◆ What you are asked to do
Print nothing but the lines from the start of the listing below through the line that contains "import * as". Do not include the pictures.

[BEGIN]

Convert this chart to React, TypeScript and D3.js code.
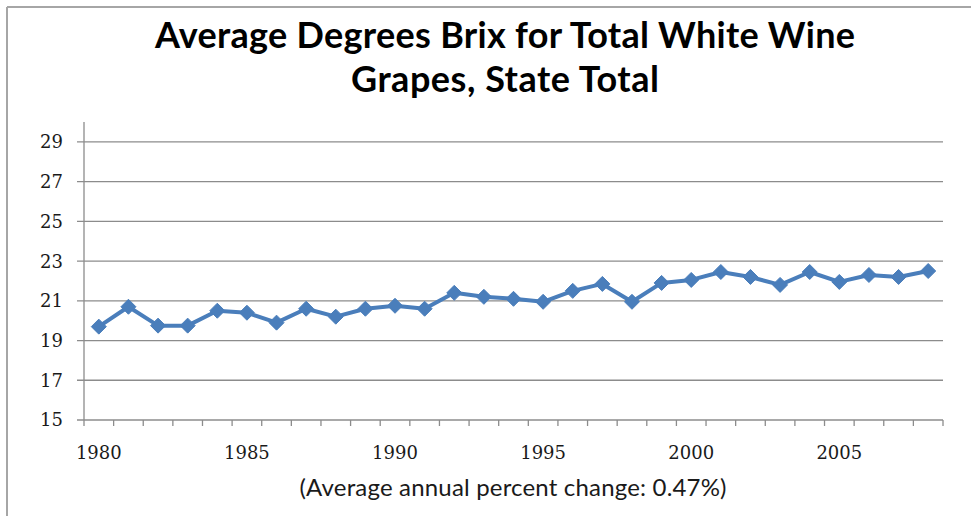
import React from "react";
import * as d3 from "d3";

const years: number[] = [1980, 1981, 1982, 1983, 1984, 1985, 1986, 1987, 1988, 1989, 1990, 1991, 1992, 1993, 1994, 1995, 1996, 1997, 1998, 1999, 2000, 2001, 2002, 2003, 2004, 2005, 2006, 2007, 2008];
const brix: number[] = [19.7, 20.7, 19.75, 19.75, 20.5, 20.4, 19.9, 20.6, 20.2, 20.6, 20.75, 20.6, 21.4, 21.2, 21.1, 20.95, 21.5, 21.85, 20.95, 21.9, 22.05, 22.45, 22.2, 21.8, 22.45, 21.95, 22.3, 22.2, 22.5];
const yTicks: number[] = [15, 17, 19, 21, 23, 25, 27, 29];
const xLabelYears: number[] = [1980, 1985, 1990, 1995, 2000, 2005];
const titleLines: string[] = ["Average Degrees Brix for Total White Wine", "Grapes, State Total"];
const footnote = "(Average annual percent change: 0.47%)";

export default function App() {
  const W = 971, H = 516;
  const left = 84, right = 943, top = 122, bottom = 420;
  const x = d3.scaleBand<number>().domain(years).range([left, right]).padding(0);
  const y = d3.scaleLinear().domain([15, 30]).range([bottom, top]);
  const cx = (yr: number) => (x(yr) as number) + x.bandwidth() / 2;
  const line = d3.line<number>().x((_, i) => cx(years[i])).y((d) => y(d));
  const boundaries = d3.range(years.length + 1).map((i) => left + i * x.bandwidth());
  const grid = "#8c8c8c";
  const blue = "#4A7EBB";
  const r = 7.5;
  const titleWidths = [700, 308];

  return (
    <svg width={W} height={H} style={{ position: "absolute", left: 0, top: 0, display: "block", background: "#fff" }}>
      {/* outer frame */}
      <line x1={7} y1={7} x2={W} y2={7} stroke="#a6a6a6" strokeWidth={2} />
      <line x1={7} y1={7} x2={7} y2={H} stroke="#a6a6a6" strokeWidth={2} />

      {/* title */}
      {titleLines.map((t, i) => (
        <text key={i} x={505} y={48 + i * 44} textAnchor="middle" fontFamily="Lato, 'Open Sans', sans-serif" fontWeight="bold" fontSize={36} fill="#000" textLength={titleWidths[i]} lengthAdjust="spacing">
          {t}
        </text>
      ))}

      {/* gridlines and y ticks */}
      {yTicks.map((t) => (
        <g key={t}>
          <line x1={left - 7} x2={right} y1={y(t)} y2={y(t)} stroke={grid} strokeWidth={1.3} />
          <text x={63} y={y(t)} dy="0.36em" textAnchor="end" fontFamily="'DejaVu Serif', serif" fontSize={18} fill="#1a1a1a">
            {t}
          </text>
        </g>
      ))}

      {/* y axis */}
      <line x1={left} x2={left} y1={top} y2={bottom} stroke={grid} strokeWidth={1.3} />

      {/* x ticks */}
      {boundaries.map((b, i) => (
        <line key={i} x1={b} x2={b} y1={bottom} y2={bottom + 6} stroke={grid} strokeWidth={1.3} />
      ))}

      {/* x labels */}
      {xLabelYears.map((yr) => (
        <text key={yr} x={cx(yr)} y={459} textAnchor="middle" fontFamily="'DejaVu Serif', serif" fontSize={18} fill="#1a1a1a">
          {yr}
        </text>
      ))}

      {/* series */}
      <path d={line(brix) || ""} fill="none" stroke={blue} strokeWidth={4} strokeLinejoin="round" />
      {brix.map((v, i) => {
        const px = cx(years[i]);
        const py = y(v);
        return (
          <path key={i} d={`M${px},${py - r}L${px + r},${py}L${px},${py + r}L${px - r},${py}Z`} fill={blue} stroke={blue} strokeWidth={1} />
        );
      })}

      {/* footnote */}
      <text x={513} y={496} textAnchor="middle" fontFamily="Lato, 'Open Sans', sans-serif" fontSize={24} fill="#1a1a1a" textLength={427} lengthAdjust="spacing">
        {footnote}
      </text>
    </svg>
  );
}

[END]

◆ The reply
Convert this chart to React, TypeScript and D3.js code.
import React from "react";
import * as d3 from "d3";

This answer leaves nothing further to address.